Begin
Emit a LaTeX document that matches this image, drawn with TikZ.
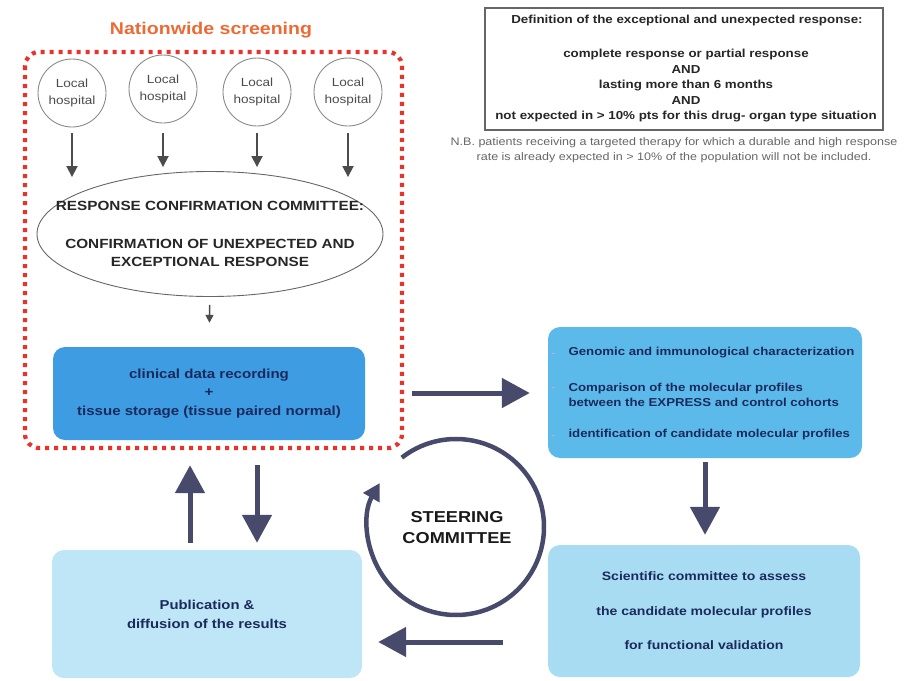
\documentclass[tikz,border=0pt]{standalone}
\usepackage{fontspec}
\setmainfont[FakeStretch=1.15]{Liberation Sans}
\usetikzlibrary{shapes.geometric,arrows.meta,calc}

\definecolor{redline}{HTML}{E8322A}
\definecolor{orangetitle}{HTML}{EE6A35}
\definecolor{arrowdark}{HTML}{474A6B}
\definecolor{navytext}{HTML}{1B2A5C}
\definecolor{boxA}{HTML}{3D9CE2}
\definecolor{boxB}{HTML}{5CBAEA}
\definecolor{boxC}{HTML}{A8DCF2}
\definecolor{boxD}{HTML}{BEE6F6}
\definecolor{hospgray}{HTML}{8A8A8A}

\newcommand{\fs}[2]{\fontsize{#1}{#2}\selectfont}

\tikzset{
  hospital/.style={circle, draw=hospgray, line width=0.9pt, minimum size=68pt,
    inner sep=0pt, align=center, font=\fs{11.8}{17}, text=black!70},
  thinarrow/.style={draw=black!70, line width=1.8pt,
    -{Triangle[width=11pt,length=11pt]}},
  bigarrow/.style={draw=arrowdark, line width=5pt,
    -{Triangle[width=29pt,length=28pt]}},
  bluebox/.style={rounded corners=12pt, draw=none, inner sep=0pt,
    text=navytext, align=center},
  deftext/.style={font=\bfseries\fs{11.6}{15.5}, text=black!85, align=center},
  bullet/.style={draw=navytext!35, line width=0.8pt},
}

\begin{document}
\begin{tikzpicture}[x=1pt,y=-1pt]
\useasboundingbox (0,0) rectangle (910,680);

% title of the screening area
\node[font=\bfseries\fs{17}{20}, text=orangetitle] (title) at (211,30) {Nationwide screening};

% dotted frame of the screening area
\draw[redline, line width=4.2pt, dash pattern=on 4pt off 5pt, rounded corners=14pt]
  (25,52) rectangle (402,448);

% local hospitals
\node[hospital] (h1) at (72,93)  {Local\\hospital};
\node[hospital] (h2) at (163,89) {Local\\hospital};
\node[hospital] (h3) at (257,92) {Local\\hospital};
\node[hospital] (h4) at (348,92) {Local\\hospital};

% response confirmation committee: outline and its wording
\node[ellipse, draw=black!60, line width=0.9pt, minimum width=346pt, minimum height=125pt,
      inner sep=0pt] (rcc) at (210,234) {};
\node[align=center, font=\bfseries\fs{13.3}{18}, text=black!85] (rcctext) at (rcc.center)
  {RESPONSE CONFIRMATION COMMITTEE:\\[20pt]
   CONFIRMATION OF UNEXPECTED AND\\EXCEPTIONAL RESPONSE};

% hospitals report to the committee
\draw[thinarrow, shorten <=6pt, shorten >=-6pt] (h1) -- (h1 |- rcc.north);
\draw[thinarrow, shorten <=10pt, shorten >=4pt] (h2) -- (h2 |- rcc.north);
\draw[thinarrow, shorten <=7pt, shorten >=4pt] (h3) -- (h3 |- rcc.north);
\draw[thinarrow, shorten <=7pt, shorten >=-6pt] (h4) -- (h4 |- rcc.north);

% clinical data and tissue storage
\node[bluebox, fill=boxA, minimum width=312pt, minimum height=93pt,
      font=\bfseries\fs{13.1}{18.5}] (clin) at (209,393.5)
  {clinical data recording\\+\\tissue storage (tissue paired normal)};

\draw[draw=black!70, line width=1.5pt, -{Triangle[width=8pt,length=8pt]},
      shorten <=8pt, shorten >=24pt] (rcc) -- (clin);

% molecular characterization
\node[bluebox, fill=boxB, minimum width=314pt, minimum height=131pt] (gen) at (705,392.5) {};
\node[anchor=west, font=\bfseries\fs{11.5}{15}, text=navytext] (g1) at (565,353)
  {Genomic and immunological characterization};
\node[anchor=west, font=\bfseries\fs{11.5}{15}, text=navytext, align=left] (g2) at (565,394.5)
  {Comparison of the molecular profiles\\between the EXPRESS and control cohorts};
\node[anchor=west, font=\bfseries\fs{11.5}{15}, text=navytext] (g3) at (565,435)
  {identification of candidate molecular profiles};
\foreach \n in {g1,g3} \draw[bullet] ([xshift=-13pt]\n.west) -- ++(3,0);
\draw[bullet] ([xshift=-13pt,yshift=7.5pt]g2.west) -- ++(3,0);

% scientific committee
\node[bluebox, fill=boxC, minimum width=312pt, minimum height=132pt,
      font=\bfseries\fs{12.2}{17}] (sci) at (704,611)
  {Scientific committee to assess\\[17.5pt]the candidate molecular profiles\\[17.5pt]for functional validation};

% publication
\node[bluebox, fill=boxD, minimum width=310pt, minimum height=128pt,
      font=\bfseries\fs{12.9}{19}] (pub) at (207,614)
  {Publication \&\\diffusion of the results};

% steering committee
\coordinate (sc) at (456,527);
\node[font=\bfseries\fs{15.8}{21}, align=center, text=black!90] (steer) at (457,527.5)
  {STEERING\\COMMITTEE};
\draw[arrowdark, line width=4.5pt, -{Triangle[width=18pt,length=17pt]}]
  (sc) ++(128:88pt) arc[start angle=128, end angle=-210, radius=88pt];

% main flow
\coordinate (flowtop) at (0,393);
\coordinate (flowbot) at (0,642);
\draw[bigarrow, shorten <=47pt, shorten >=18pt] (clin.east |- flowtop) -- (gen.west |- flowtop);
\draw[bigarrow, shorten <=4pt, shorten >=10pt] (gen.south) -- (gen.south |- sci.north);
\draw[bigarrow, shorten <=45pt, shorten >=16pt] (sci.west |- flowbot) -- (pub.east |- flowbot);
\draw[bigarrow, shorten <=7pt, shorten >=25pt] (pub.north -| 190,0) -- (clin.south -| 190,0);
\draw[bigarrow, shorten <=25pt, shorten >=7pt] (clin.south -| 257,0) -- (pub.north -| 257,0);

% definition box
\node[draw=black!60, line width=1.2pt, minimum width=398pt, minimum height=122pt,
      inner sep=0pt] (defbox) at (684,69) {};
\node[deftext] (d0) at (687,21) {Definition of the exceptional and unexpected response:};
\node[deftext] (d1) at (686,86)
  {complete response or partial response\\AND\\lasting more than 6 months\\AND\\
   not expected in > 10\% pts for this drug- organ type situation};

\node[align=center, font=\fs{10.9}{14.5}, text=black!60] (nb) at (674,150)
  {N.B. patients receiving a targeted therapy for which a durable and high response\\
   rate is already expected in > 10\% of the population will not be included.};
\end{tikzpicture}
\end{document}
End
*Problem to work on*. Restate, line by line and word for word, everything from the top of the material through the line that contains "(25,52) rectangle (402,448);". Leave pictures out.

*Correct answer*.
Emit a LaTeX document that matches this image, drawn with TikZ.
\documentclass[tikz,border=0pt]{standalone}
\usepackage{fontspec}
\setmainfont[FakeStretch=1.15]{Liberation Sans}
\usetikzlibrary{shapes.geometric,arrows.meta,calc}

\definecolor{redline}{HTML}{E8322A}
\definecolor{orangetitle}{HTML}{EE6A35}
\definecolor{arrowdark}{HTML}{474A6B}
\definecolor{navytext}{HTML}{1B2A5C}
\definecolor{boxA}{HTML}{3D9CE2}
\definecolor{boxB}{HTML}{5CBAEA}
\definecolor{boxC}{HTML}{A8DCF2}
\definecolor{boxD}{HTML}{BEE6F6}
\definecolor{hospgray}{HTML}{8A8A8A}

\newcommand{\fs}[2]{\fontsize{#1}{#2}\selectfont}

\tikzset{
  hospital/.style={circle, draw=hospgray, line width=0.9pt, minimum size=68pt,
    inner sep=0pt, align=center, font=\fs{11.8}{17}, text=black!70},
  thinarrow/.style={draw=black!70, line width=1.8pt,
    -{Triangle[width=11pt,length=11pt]}},
  bigarrow/.style={draw=arrowdark, line width=5pt,
    -{Triangle[width=29pt,length=28pt]}},
  bluebox/.style={rounded corners=12pt, draw=none, inner sep=0pt,
    text=navytext, align=center},
  deftext/.style={font=\bfseries\fs{11.6}{15.5}, text=black!85, align=center},
  bullet/.style={draw=navytext!35, line width=0.8pt},
}

\begin{document}
\begin{tikzpicture}[x=1pt,y=-1pt]
\useasboundingbox (0,0) rectangle (910,680);

% title of the screening area
\node[font=\bfseries\fs{17}{20}, text=orangetitle] (title) at (211,30) {Nationwide screening};

% dotted frame of the screening area
\draw[redline, line width=4.2pt, dash pattern=on 4pt off 5pt, rounded corners=14pt]
  (25,52) rectangle (402,448);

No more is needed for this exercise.